L'immigration est un sujet de plus en plus sensible. Face aux journalistes, aux associations humanitaires ou aux citoyens qui s'intéressent aux réfugiés, l'Etat français durcit le ton. Exemples ces derniers jours...
Reportage sur les migrants près de Briançon : une journaliste interpellée
Samedi 11 novembre, Caroline Christinaz, envoyée spéciale du très renommé journal suisse Le Temps, a été arrêtée par la gendarmerie à Val-des-Prés, un village de la région de Briançon (Hautes-Alpes).

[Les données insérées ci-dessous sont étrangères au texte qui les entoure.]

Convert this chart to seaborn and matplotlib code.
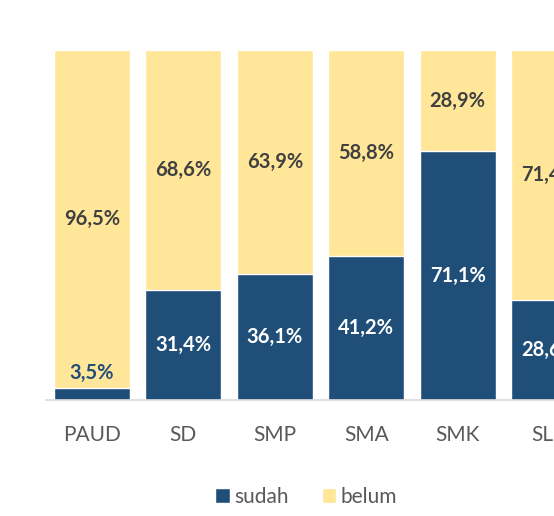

Elle réalisait un reportage sur le passage clandestin de migrants à la frontière avec l'Italie, au col de l'Echelle (1.762 mètres d'altitude). Elle avait pris place dans le véhicule d'un habitant qui avait recueilli le long de la route de jeunes migrants transis de froid. Devant eux, un autre véhicule avec à son bord un journaliste de France Culture, Raphaël Krafft, arrêté également.
Laissée libre mais convoquée le lendemain à la gendarmerie, Caroline Christinaz a été interrogée pendant deux heures, photographiée et ses empreintes digitales relevées. Elle raconte : « Après une heure de questions sur les faits de la veille, les gendarmes m’ont interrogée sur ma vie privée, puis sur mon loyer, mon salaire, mes numéros et soldes bancaires, ma situation fiscale et patrimoniale. Ils m’ont dit vouloir connaître mes capacités financières pour établir le montant de l’amende. » (*) Sous la pression, elle a donné aux gendarmes son téléphone portable et le code d'accès. Elle serait « mise en cause dans une procédure pour aide à l'entrée, à la circulation ou au séjour irrégulier d’étrangers sur le territoire français ».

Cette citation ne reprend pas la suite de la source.